Rather than own up to the actions of its predecessors, The Crimson has instead tried to whitewash its role in these events and attack Professor Norwood’s motives. In a Nov. 18 editorial titled, “Singling Out Harvard,” The Crimson let loose with a series of equivocations, cynically prevaricating about “seemingly tenuous links” between Harvard and the Nazis. The most they would concede was that Norwood’s allegations about Conant’s pro-Nazi sympathies “may be right” and that Norwood is “probably on point” with regard to the anti-Semitic attitudes of Harvard faculty and students at the time.
The Crimson most objected to Norwood’s selecting their dear Harvard for rebuke, going so far as to impugn the professor’s character by voicing suspicion of his “ulterior motives in singling out Harvard for criticism.” For this, Norwood’s paper “smacks of opportunism,” The Crimson sneered. As for contrition, the most The Crimson has done is chalk up Harvard’s previous support for Nazism to a “sad fact of history” and deflect any historical responsibility by essentially claiming, “Everyone else did it.” That excuse did not work with my kindergarten teacher and it certainly does not work in the real world. In an ironic twist of history, it’s a coy variation on the “I was only following orders” bit.

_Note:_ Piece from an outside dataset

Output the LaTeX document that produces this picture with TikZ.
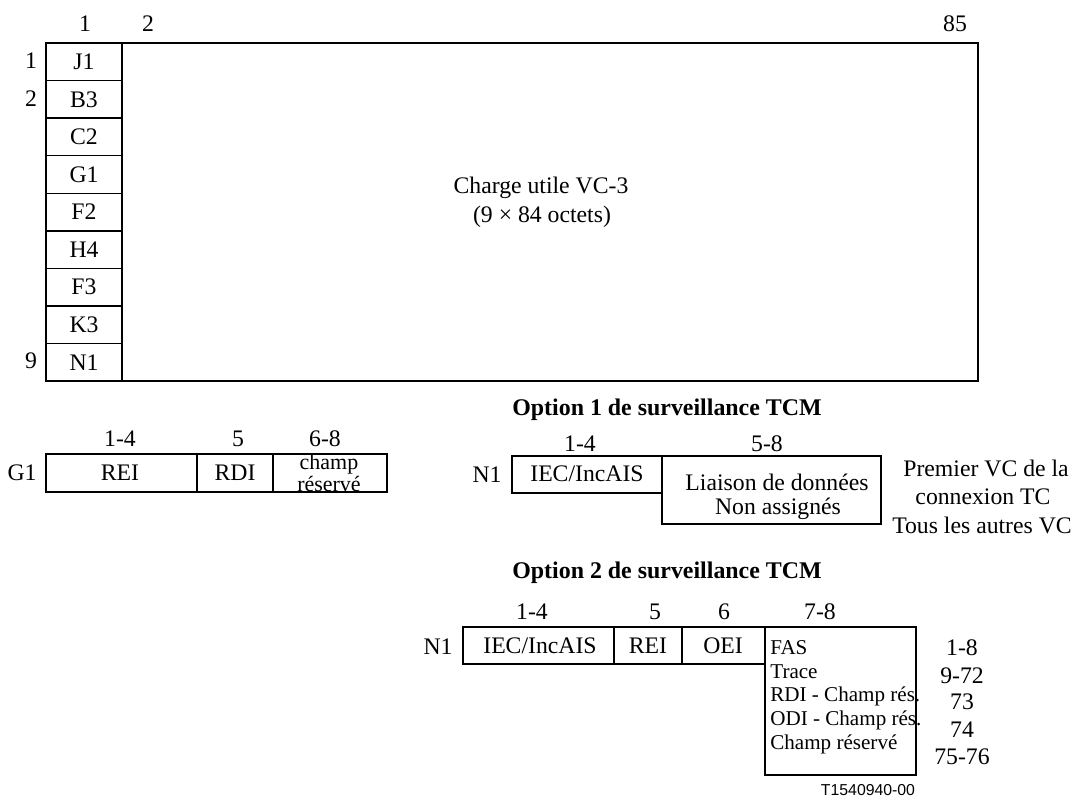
\documentclass[tikz,border=0pt]{standalone}
\usepackage{fontspec}
\setmainfont{Liberation Serif}
\newfontfamily\refsans{Liberation Sans}
\usetikzlibrary{positioning}

\tikzset{
  fld/.style={line width=0.8pt},
  lbl/.style={inner sep=0pt, font=\fontsize{13.5}{15}\selectfont},
  small/.style={inner sep=0pt, font=\fontsize{12.5}{11.3}\selectfont, align=center},
  ttl/.style={inner sep=0pt, font=\fontsize{13.6}{15}\selectfont\bfseries},
}

\begin{document}
\begin{tikzpicture}[x=0.02cm, y=-0.02cm]
\useasboundingbox (0,0) rectangle (1078,799);

% VC-3 frame
\draw[fld] (46,43) rectangle (978,381);
\foreach \lab [count=\i] in {J1,B3,C2,G1,F2,H4,F3,K3,N1} {
  \draw[fld] (46,{43+(\i-1)*37.56}) rectangle (122,{43+\i*37.56});
  \node[lbl] (poh\i) at (84,{43+(\i-0.5)*37.56}) {\lab};
}
\node[lbl] (col1) at (85,24) {1};
\node[lbl] (col2) at (148,24) {2};
\node[lbl] (col85) at (955,24) {85};
\node[lbl] (row1) at (31,61) {1};
\node[lbl] (row2) at (31,99) {2};
\node[lbl] (row9) at (31,361) {9};
\node[lbl] (payload) at (541,188) {Charge utile VC-3};
\node[lbl] (octets) at (542,217) {(9 × 84 octets)};

% G1 byte
\draw[fld] (46,454) rectangle (197,492);
\draw[fld] (197,454) rectangle (273,492);
\draw[fld] (273,454) rectangle (387,492);
\node[lbl] (gone) at (22,473) {G1};
\node[lbl] (grei) at (120,473) {REI};
\node[lbl] (grdi) at (235,473) {RDI};
\node[small] (gres) at (329,473) {champ\\réservé};
\node[lbl] (gb14) at (120,439) {1-4};
\node[lbl] (gb5) at (238,439) {5};
\node[lbl] (gb68) at (325,439) {6-8};

% N1 byte, option 1
\node[ttl] (opt1) at (667,410) {Option 1 de surveillance TCM};
\draw[fld] (512,456) rectangle (662,493);
\draw[fld] (662,456) rectangle (881,524);
\node[lbl] (onen) at (487,475) {N1};
\node[lbl] (oneiec) at (587,474) {IEC/IncAIS};
\node[lbl] (onedl) at (777,482) {Liaison de données};
\node[lbl] (onena) at (778,509) {Non assignés};
\node[lbl] (oneb14) at (580,444) {1-4};
\node[lbl] (oneb58) at (767,444) {5-8};
\node[lbl] (first) at (986,468) {Premier VC de la};
\node[lbl] (conn) at (983,497) {connexion TC};
\node[lbl] (others) at (982,525) {Tous les autres VC};

% N1 byte, option 2
\node[ttl] (opt2) at (667,573) {Option 2 de surveillance TCM};
\draw[fld] (463,627) rectangle (614,664);
\draw[fld] (614,627) rectangle (682,664);
\draw[fld] (682,627) rectangle (765,664);
\draw[fld] (765,627) rectangle (916,775);
\node[lbl] (twon) at (438,647) {N1};
\node[lbl] (twoiec) at (540,646) {IEC/IncAIS};
\node[lbl] (tworei) at (648,646) {REI};
\node[lbl] (twooei) at (723,646) {OEI};
\node[lbl] (twob14) at (532,612) {1-4};
\node[lbl] (twob5) at (655,612) {5};
\node[lbl] (twob6) at (724,612) {6};
\node[lbl] (twob78) at (820,612) {7-8};
\foreach \txt/\yy [count=\k] in {FAS/648, Trace/672, RDI - Champ rés./696, ODI - Champ rés./720, Champ réservé/744} {
  \node[lbl, anchor=west, font=\fontsize{12}{14}\selectfont] (mf\k) at (770,\yy) {\txt};
}
\foreach \num/\yy [count=\k] in {1-8/648, 9-72/676, 73/702, 74/730, 75-76/757} {
  \node[lbl] (mfn\k) at (962,\yy) {\num};
}
\node[inner sep=0pt, font=\refsans\fontsize{9}{10}\selectfont] (fig) at (868,790) {T1540940-00};
\end{tikzpicture}
\end{document}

If Harvard’s actions in the 1930s were bad, its response to the current allegations is even worse, considering what we now know of the extent to which Americans were aware of Nazi oppression at the time. In an interview last week, Professor Norwood told me, “What disappoints me about the current Crimson is this kind of flip dismissal of all of this. There’s no depth of feeling here. They don’t seem to understand what all of this led to.”
But not only is The Crimson’s claim of “everyone else did it” craven, it is just plain wrong. Norwood told The Boston Globe that “Harvard was among the worst [universities], and its record was shameful and unjustifiable.” Williams College and New York University, for example, were both early critics of the Nazi regime and encouraged other schools to end all relations with German counterparts. But even if Harvard’s behavior were typical of the time, which it was not, this would not excuse the university’s reprehensible behavior.
No serious critic is attempting to tar the current institution with the brush of Nazi sympathies. Yet in obfuscating their own history and refusing to fully confront their past, both Harvard and The Crimson sully their own reputations. Harvard’s arrogance has now moved beyond being just an offensive trait to an unconscionably immoral one.
Harvard wants it both ways. Just last week The Crimson patted itself on the back by boasting that “The Times’ Higher Education Supplement just ranked Harvard the best university in the world.” It wants to be “singled out” as the world’s pre-eminent institution of higher learning, yet refuses to suffer the appropriate consequences when it makes grievous mistakes. A price comes with being a part of the elite, and that’s a higher standard of judgment for one’s behavior. We rightfully expect more of our leaders because they profess to be the bearers of the public trust. My high school headmaster used to tell his students that, “To whom much is given, much is expected,” and as Harvard students have been given much, the consequences of their actions, or inaction, thus carry a heavier burden. This lesson must not be lost on those affiliated with Harvard, Yale or any other of the nation’s top schools.
Professor Norwood, a professor of Judaic Studies, glumly commented to me that, “As we move farther away from the Holocaust, all of this gets more and more remote to people.” It is so remote in the collective mind of Harvard University that the institution and its students are more concerned with protecting their reputation than fully acknowledging Harvard’s past. In bitterly accusing its accuser of “singling” Harvard out, The Crimson has taken the last refuge of cowards.
James Kirchick is a sophomore in Pierson College. He is an occasional columnist.